Understanding the evolution of Barrett’s oesophagus
Dr Stuart McDonald in our Centre for Tumour Biology will receive a programme foundation award of ~ £1.2 million from Cancer Research UK. This funding will allow the group to study how the pre-cancerous condition Barrett’s oesophagus evolves into cancer through investigating changes in the tissue over time; both clonal (genetic) and architectural (its physical structure).
With this award the team hopes to determine how Barrett’s evolves into cancer and find novel biomarkers that can change how we look after patients with Barrett’s oesopahgus.
While Barrett’s is common in the UK at ~2 per cent of the population, an individual’s risk of developing cancer is low, 0.3 per cent of all cases progress, and unfortunately we currently have no way of predicting who will develop cancer or not.
This means all patients with Barrett’s are subjected to regular, invasive endoscopic surveillance to detect cancer every few years regardless of actual cancer risk. Our researchers hope to help change this.
Predicting cancer risk in Barrett’s
Barrett’s oesophagus is a premalignant disease that is characterised by metaplasia (a change from one tissue type to another) that involves the replacement of the normal lining of the oesophagus with one that is similar to that of the stomach or intestine.
The current view is that this is due exposure of the oesophagus to chronic acid/bile reflux that results in repeated ulceration and repair by neighbouring stomach tissue.
Patients with oesophageal cancer have a very poor survival rate and this is in part due to a lack of understanding of the evolution of the precancer conditions such as Barrett’s oesophagus. Dr McDonald said:
Endoscopic surveillance is very expensive and is a particularly unpleasant experience for the patient. If 99.7% of patients are not at risk then we have to find new biomarkers for cancer risk to stratify surveillance to only those that are at risk of developing cancer and identifying them before they develop any signs of cancer. We can only do this by understanding the true nature of glandular evolution within the Barrett’s lesion.
They have previously shown that the architecture of Barrett’s resembles the stomach lining and that it can further develop characteristics of the intestine on the cellular level. Barrett’s is a glandular condition and earlier projects have found a range of gland types each with their own cellular makeup.

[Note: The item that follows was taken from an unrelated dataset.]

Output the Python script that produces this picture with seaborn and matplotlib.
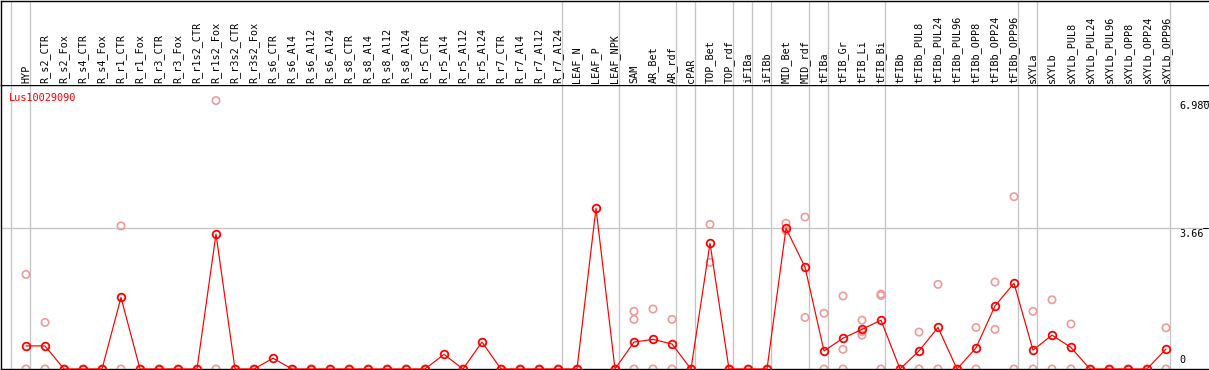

Dr McDonald has developed an innovative approach where tissue architecture and genotype are analysed together to provide an effective means of measuring evolution in Barrett’s and therefore a more effective cancer risk stratification. Data obtained from this study will form the framework for developing evolutionary biomarkers as a model for cancer risk.
We do not understand how the Barrett’s gland phenotype evolves and the aim is to develop a tool whereby a pathologist can assess cancer risk through histological analysis of routine tissue sections.
The research plan covers three main aims
- Understanding how different Barrett’s gland types are clonally related to each other.
- Assessing gland diversity along with genetic diversity over time in at-risk patients.
- Investigating future cancer risk of patients already diagnosed and endoscopically treated for the early signs of cancer.